To sum up, except for being ‘the right’ - that means despising the idea that all people be equal as the result of the state intervention - the radical right also espoused nationalism and populism in their criticism of established actors, norm and ideas within European polities. Interpreting the political in terms of then national and juxtaposing the people and elite, the radical right posed a serious threat to the ‘regular’ way of doing politics in the societies at issue.
Going back to the helpful concepts, in his important contribution Mudde (2007) draws a line between the radical and extreme parties (of the right) and defines the core ideology of the populist radical right.
According to his argument, the populist radical right (PRR), being nominally democratic yet challenging some key elements of liberal democracy, such as constitutional protection of minorities, should be for the purposes of analysis segregated from the extreme (right) parties. The latter are known to attack the sancta sanctissima of democracy itself, its popular sovereignty heart. Not only PRR ought to be confused with the extreme right; it also belongs to the different class than the Right which is radical, but not populist. Finally, he provides arguments for treating differently also other populist parties which are not radical right.
Regarding ideology, Mudde first defines PRR as a form of nationalism. Its essence is an expression of a nationalist persuasion called nativism. Then he identifies the ideological core of the PRR as a combination of nativism, authoritarianism, and populism.
Nativism stands for “an ideology, which holds that states should be inhabited exclusively by members of the native group (‘the nation’) and that non-native elements (persons and ideas) are fundamentally threatening to the homogenous nation state. The basis for defining (non-) ‘nativeness’ can be diverse, e.g. ethnic, racial or religious, but will always have a cultural component” (Mudde 2007, 19, original emphasis).

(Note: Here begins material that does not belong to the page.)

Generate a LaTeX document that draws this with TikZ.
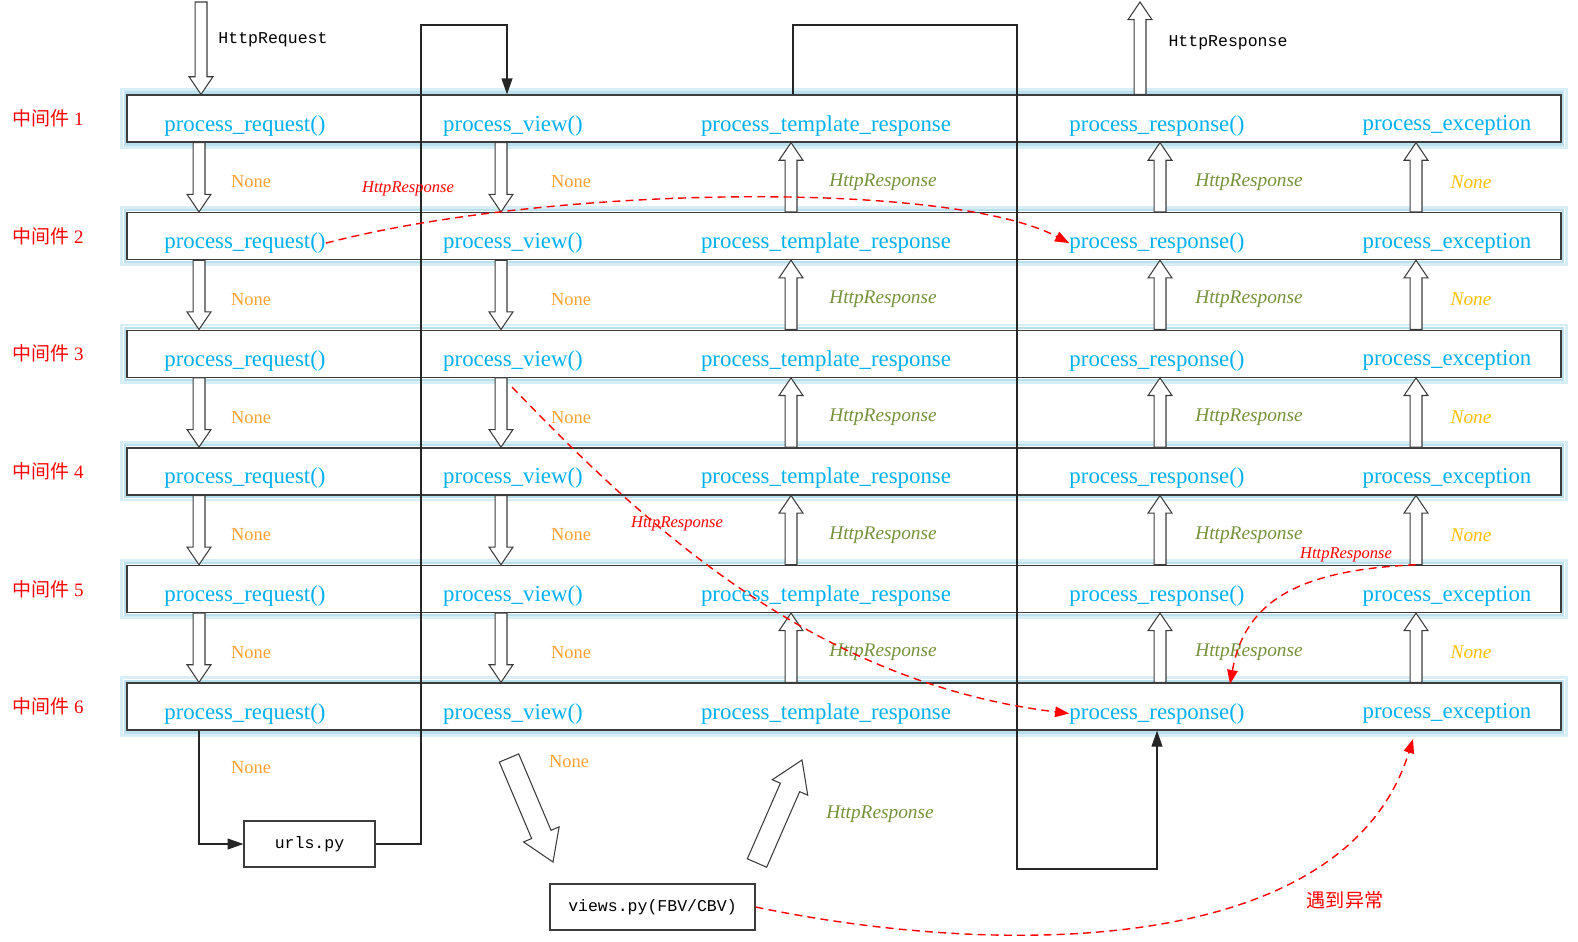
\documentclass[tikz,border=0pt]{standalone}
\usepackage{fontspec}
\setmainfont{Liberation Serif}
\setmonofont{Liberation Mono}
\newfontfamily\cjk{Noto Sans CJK SC}
\usetikzlibrary{arrows.meta, positioning, calc}
\definecolor{FuncBlue}{RGB}{0, 176, 240}
\definecolor{NoneOrange}{RGB}{255, 160, 50}
\definecolor{RespGreen}{RGB}{118, 146, 60}
\definecolor{NoneYellow}{RGB}{255, 192, 0}
\definecolor{GlowBlue}{RGB}{186, 224, 237}
\definecolor{GlowPale}{RGB}{216, 238, 246}
\definecolor{FrameGray}{RGB}{60, 60, 60}

% sizes of the hollow block arrows
\def\hsw{3.4pt}\def\hhw{6.8pt}\def\hhl{10pt}

\tikzset{
  rowbox/.style={draw=FrameGray, line width=0.8pt, minimum width=28.68cm, minimum height=0.94cm, inner sep=0pt},
  glow/.style={draw=GlowPale, line width=1.6pt},
  glowin/.style={draw=GlowBlue, line width=1.2pt},
  func/.style={text=FuncBlue, inner sep=0pt, font=\fontsize{13}{15}\selectfont},
  mwlab/.style={text=red, inner sep=0pt, font=\fontsize{10.8}{13}\selectfont},
  nonelab/.style={text=NoneOrange, inner sep=0pt, font=\fontsize{10.5}{12}\selectfont},
  resplab/.style={text=RespGreen, inner sep=0pt, font=\fontsize{11}{13}\selectfont\itshape},
  exclab/.style={text=NoneYellow, inner sep=0pt, font=\fontsize{11}{13}\selectfont\itshape},
  redlab/.style={text=red, inner sep=0pt, font=\fontsize{9.4}{11}\selectfont\itshape},
  codelab/.style={inner sep=0pt, font=\fontsize{9.4}{11}\selectfont\ttfamily},
  filebox/.style={draw=FrameGray, line width=0.7pt, minimum height=0.92cm, codelab},
  flow/.style={draw=black!85, line width=0.6pt, -{Triangle[length=9pt, width=6.2pt]}},
  hresp/.style={draw=red, line width=0.8pt, dash pattern=on 4.5pt off 3pt,
    -{Triangle[length=8pt, width=6pt]}},
  big/.code={\def\hsw{6pt}\def\hhw{11pt}\def\hhl{17pt}},
  hollow/.style={draw=FrameGray, fill=white, line width=0.6pt, line join=miter,
    to path={let \p1=($(\tikztotarget)-(\tikztostart)$), \n1={atan2(\y1,\x1)},
      \n2={veclen(\x1,\y1)-\hhl} in
      ($(\tikztostart)+(\n1+90:\hsw)$) -- ($(\tikztostart)+(\n1:\n2)+(\n1+90:\hsw)$)
      -- ($(\tikztostart)+(\n1:\n2)+(\n1+90:\hhw)$) -- (\tikztotarget)
      -- ($(\tikztostart)+(\n1:\n2)+(\n1-90:\hhw)$) -- ($(\tikztostart)+(\n1:\n2)+(\n1-90:\hsw)$)
      -- ($(\tikztostart)+(\n1-90:\hsw)$) -- cycle}}
}

\begin{document}
\begin{tikzpicture}[x=0.02cm, y=-0.02cm]
\useasboundingbox (0,0) rectangle (1578,941);
% columns of the block arrows
\coordinate (creq) at (199,0);
\coordinate (cview) at (501,0);
\coordinate (ctpl) at (791,0);
\coordinate (cresp) at (1160,0);
\coordinate (cexc) at (1416,0);

% middleware rows
\foreach \i in {1,...,6}{
  \pgfmathsetmacro\yc{118.5+117.6*(\i-1)}
  \node[rowbox] (mw\i) at (844,\yc) {};
  \draw[glow] ([shift={(-2.6pt,2.6pt)}]mw\i.north west) rectangle ([shift={(2.6pt,-2.6pt)}]mw\i.south east);
  \draw[glowin] ([shift={(-1pt,1pt)}]mw\i.north west) rectangle ([shift={(1pt,-1pt)}]mw\i.south east);
  \node[mwlab] (lab\i) at (48,\yc) {{\cjk 中间件} \i};
  \node[func] (req\i) at (245,\yc+7) {process\_request()};
  \node[func] (view\i) at (513,\yc+7) {process\_view()};
  \node[func] (tpl\i) at (826,\yc+7) {process\_template\_response};
  \node[func] (resp\i) at (1157,\yc+7) {process\_response()};
  \node[func] (exc\i) at (1447,\yc+7) {process\_exception};
}

\node[filebox, minimum width=2.62cm] (urls) at (309.5,844) {urls.py};
\node[filebox, minimum width=4.1cm] (views) at (652.5,907) {views.py(FBV/CBV)};

% routing lines
\coordinate (topL) at (421,25);
\coordinate (topM) at (507,25);
\coordinate (topA) at (793,25);
\coordinate (topB) at (1017,25);
\coordinate (botB) at (1017,869);
\draw[flow] (mw6.south -| creq) |- (urls.west);
\draw[flow] (urls.east) -| (topL) -- (topM) -- (mw1.north -| topM);
\draw[flow] (mw1.north -| topA) -- (topA) -- (topB) -- (botB) -| (mw6.south -| resp6);

% block arrows
\coordinate (reqin) at (201,2);
\coordinate (respout) at (1140,2);
\draw[hollow] (reqin) to (mw1.north -| reqin);
\draw[hollow] (mw1.north -| respout) to (respout);
\node[codelab] (hreq) at (273,40) {HttpRequest};
\node[codelab] (hres) at (1228,43) {HttpResponse};

\foreach \i [evaluate=\i as \j using int(\i+1)] in {1,...,5}{
  \pgfmathsetmacro\yl{182+117.6*(\i-1)}
  \draw[hollow] (mw\i.south -| creq) to (mw\j.north -| creq);
  \draw[hollow] (mw\i.south -| cview) to (mw\j.north -| cview);
  \draw[hollow] (mw\j.north -| ctpl) to (mw\i.south -| ctpl);
  \draw[hollow] (mw\j.north -| cresp) to (mw\i.south -| cresp);
  \draw[hollow] (mw\j.north -| cexc) to (mw\i.south -| cexc);
  \node[nonelab] (nreq\i) at (251,\yl) {None};
  \node[nonelab] (nview\i) at (571,\yl) {None};
  \node[resplab] (rtpl\i) at (883,\yl) {HttpResponse};
  \node[resplab] (rresp\i) at (1249,\yl) {HttpResponse};
  \node[exclab] (nexc\i) at (1471,\yl) {None};
}

% into and out of the view
\coordinate (vin) at (509,758);
\coordinate (vtip) at (553,862);
\coordinate (vback) at (757,863);
\coordinate (vup) at (802,760);
\draw[hollow, big] (vin) to (vtip);
\draw[hollow, big] (vback) to (vup);
\node[nonelab] (nurls) at (251,768) {None};
\node[nonelab] (nviews) at (569,762) {None};
\node[resplab] (rviews) at (880,814) {HttpResponse};

% short cuts
\coordinate (hs2) at (512,387);
\coordinate (hs3) at (1230,684);
\coordinate (exin) at (1413,739);
\draw[hresp] (req2.east) .. controls (550,185) and (950,180) .. (resp2.west);
\draw[hresp] (hs2) .. controls (640,520) and (810,682) .. (resp6.west);
\draw[hresp] (mw5.north -| cexc) .. controls (1300,570) and (1245,600) .. (hs3);
\draw[hresp] (views.east) .. controls (1000,958) and (1345,958) .. (exin);
\node[redlab] (cut1) at (408,189) {HttpResponse};
\node[redlab] (cut2) at (677,524) {HttpResponse};
\node[redlab] (cut3) at (1346,555) {HttpResponse};
\node[text=red, inner sep=0pt, font=\fontsize{10.9}{13}\selectfont\cjk] (err) at (1345,900) {遇到异常};
\end{tikzpicture}
\end{document}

Concept of nativism analytically covers nationalism, xenophobia, (and also racism, as nativism can, but need not, include the racist attitudes), antiimmigrant stances as well as the welfare chauvinism from the above list of traditional characteristics of the radical right. Hence, it is true essence of the PRR which therefore can be narrowly defined as the politics of nationalism.

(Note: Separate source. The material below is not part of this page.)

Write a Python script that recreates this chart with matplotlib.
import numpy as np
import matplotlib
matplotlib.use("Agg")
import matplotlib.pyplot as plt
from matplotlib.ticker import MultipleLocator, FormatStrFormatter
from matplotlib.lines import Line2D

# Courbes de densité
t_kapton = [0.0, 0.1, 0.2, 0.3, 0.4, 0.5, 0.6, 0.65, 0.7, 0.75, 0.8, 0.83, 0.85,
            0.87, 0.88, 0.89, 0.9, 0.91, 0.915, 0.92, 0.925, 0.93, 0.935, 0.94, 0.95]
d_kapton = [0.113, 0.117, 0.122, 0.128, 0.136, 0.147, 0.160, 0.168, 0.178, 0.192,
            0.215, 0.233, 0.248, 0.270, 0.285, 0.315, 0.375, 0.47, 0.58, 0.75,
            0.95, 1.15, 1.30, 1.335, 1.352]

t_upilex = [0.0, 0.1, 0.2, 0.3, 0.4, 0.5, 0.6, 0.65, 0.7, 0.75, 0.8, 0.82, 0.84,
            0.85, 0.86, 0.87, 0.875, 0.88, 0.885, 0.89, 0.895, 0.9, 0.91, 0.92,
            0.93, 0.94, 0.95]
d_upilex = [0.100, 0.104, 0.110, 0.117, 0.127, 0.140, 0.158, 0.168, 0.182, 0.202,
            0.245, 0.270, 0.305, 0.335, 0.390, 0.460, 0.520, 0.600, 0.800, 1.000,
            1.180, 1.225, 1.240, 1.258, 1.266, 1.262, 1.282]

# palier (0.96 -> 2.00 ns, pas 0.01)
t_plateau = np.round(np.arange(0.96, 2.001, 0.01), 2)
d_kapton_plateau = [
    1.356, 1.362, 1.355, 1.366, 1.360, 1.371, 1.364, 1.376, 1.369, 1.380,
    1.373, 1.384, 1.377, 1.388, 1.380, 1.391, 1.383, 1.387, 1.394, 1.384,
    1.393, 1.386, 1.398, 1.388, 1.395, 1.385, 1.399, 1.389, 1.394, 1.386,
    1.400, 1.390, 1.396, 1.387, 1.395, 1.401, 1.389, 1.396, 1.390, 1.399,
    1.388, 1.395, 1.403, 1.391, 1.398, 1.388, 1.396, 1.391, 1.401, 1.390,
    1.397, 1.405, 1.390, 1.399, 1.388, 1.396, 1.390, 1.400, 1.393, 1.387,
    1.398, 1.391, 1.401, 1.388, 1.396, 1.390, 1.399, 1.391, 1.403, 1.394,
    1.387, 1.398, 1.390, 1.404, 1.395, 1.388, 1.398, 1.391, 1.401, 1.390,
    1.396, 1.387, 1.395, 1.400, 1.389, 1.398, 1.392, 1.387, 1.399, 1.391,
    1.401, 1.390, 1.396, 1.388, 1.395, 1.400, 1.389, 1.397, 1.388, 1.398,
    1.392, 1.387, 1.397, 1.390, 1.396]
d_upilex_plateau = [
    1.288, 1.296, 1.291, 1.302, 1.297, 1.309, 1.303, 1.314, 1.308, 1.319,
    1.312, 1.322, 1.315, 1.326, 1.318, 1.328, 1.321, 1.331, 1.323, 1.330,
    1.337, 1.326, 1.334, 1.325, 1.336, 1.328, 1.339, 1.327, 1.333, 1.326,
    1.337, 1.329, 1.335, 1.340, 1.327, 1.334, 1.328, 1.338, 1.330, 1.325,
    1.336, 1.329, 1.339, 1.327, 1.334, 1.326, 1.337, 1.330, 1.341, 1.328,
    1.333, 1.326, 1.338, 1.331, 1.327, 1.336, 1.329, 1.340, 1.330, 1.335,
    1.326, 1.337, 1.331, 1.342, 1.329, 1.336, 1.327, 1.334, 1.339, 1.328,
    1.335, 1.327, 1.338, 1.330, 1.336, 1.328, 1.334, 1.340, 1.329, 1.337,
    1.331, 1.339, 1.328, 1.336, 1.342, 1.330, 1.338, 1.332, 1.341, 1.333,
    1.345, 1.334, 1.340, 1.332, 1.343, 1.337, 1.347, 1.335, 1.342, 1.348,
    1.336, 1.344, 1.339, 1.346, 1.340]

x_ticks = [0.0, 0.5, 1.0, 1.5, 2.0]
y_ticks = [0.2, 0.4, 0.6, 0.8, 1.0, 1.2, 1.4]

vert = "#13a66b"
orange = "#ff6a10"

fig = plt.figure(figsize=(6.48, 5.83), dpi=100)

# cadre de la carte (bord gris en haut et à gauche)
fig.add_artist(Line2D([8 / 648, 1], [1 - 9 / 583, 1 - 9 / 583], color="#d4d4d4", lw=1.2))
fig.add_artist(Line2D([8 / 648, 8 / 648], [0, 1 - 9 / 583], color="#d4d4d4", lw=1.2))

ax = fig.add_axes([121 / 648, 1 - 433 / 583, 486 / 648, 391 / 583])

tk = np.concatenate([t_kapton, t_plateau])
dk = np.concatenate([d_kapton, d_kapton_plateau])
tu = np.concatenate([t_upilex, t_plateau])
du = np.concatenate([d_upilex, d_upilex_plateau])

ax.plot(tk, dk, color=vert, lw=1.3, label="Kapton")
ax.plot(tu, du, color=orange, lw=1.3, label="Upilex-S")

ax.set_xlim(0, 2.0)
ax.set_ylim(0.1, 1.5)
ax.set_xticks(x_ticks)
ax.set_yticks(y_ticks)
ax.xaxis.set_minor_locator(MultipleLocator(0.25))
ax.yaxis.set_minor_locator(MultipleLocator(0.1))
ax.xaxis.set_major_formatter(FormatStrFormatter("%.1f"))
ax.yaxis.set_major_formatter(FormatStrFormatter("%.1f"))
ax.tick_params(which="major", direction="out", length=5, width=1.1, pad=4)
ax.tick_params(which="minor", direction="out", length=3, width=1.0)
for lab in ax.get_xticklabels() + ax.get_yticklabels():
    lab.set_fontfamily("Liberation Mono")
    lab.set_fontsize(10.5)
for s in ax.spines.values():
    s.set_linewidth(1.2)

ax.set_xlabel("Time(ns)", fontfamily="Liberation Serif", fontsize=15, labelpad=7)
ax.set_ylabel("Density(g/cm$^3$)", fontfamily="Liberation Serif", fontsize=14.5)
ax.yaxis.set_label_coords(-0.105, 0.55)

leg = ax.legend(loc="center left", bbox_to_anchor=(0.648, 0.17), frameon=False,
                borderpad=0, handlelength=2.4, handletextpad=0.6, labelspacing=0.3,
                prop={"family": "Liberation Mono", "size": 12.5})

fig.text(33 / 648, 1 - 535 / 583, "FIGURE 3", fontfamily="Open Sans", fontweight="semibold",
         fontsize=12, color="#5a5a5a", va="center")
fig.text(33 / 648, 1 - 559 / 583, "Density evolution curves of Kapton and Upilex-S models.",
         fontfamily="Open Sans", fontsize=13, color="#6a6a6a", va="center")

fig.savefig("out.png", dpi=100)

Another core ideological feature of PRR is authoritarianism understood as “the belief in a strictly ordered society, in which infringements of author ity are to be punished severely. In this interpretation, authoritarianism includes law and order and ‘punitive conventional moralism’... It does not necessarily mean an antidemoctratic attitude, but neither does it preclude one” (Mudde 2007, 23, our emphasis). Authoritarian nature of the PRR politics explains, among other things, many secondary and derived characteristics of PRR linked to its organizational forms and leadership style.
The final indispensable ideological core concept of PRR is populism conceived as “a thin-centred ideology that considers society to be ultimately separated into two homogeneous and antagonistic groups, ‘the pure people’ versus ‘the corrupt elite’, and which argues that politics should be an expression of the volonté générale (general will) of the people” (Mudde 2007, 23, our emphasis).
Even intuitively, it is not hard to understand how and why this ideological combination - a version of ‘identity politics’ promoted by the PRR – is so alien to the European liberal-democratic mainstream.
In the context of Slovakia, only the Slovak National Party (SNS), and the defunct true Slovak National Party (PSNS), can be classified as the populist radical right. Given that SNS does not exhaust the class of Slovak political forces that espouse both populism and nationalism, we have to continue our search for the meaning of the Slovak national populism in other quarters as well.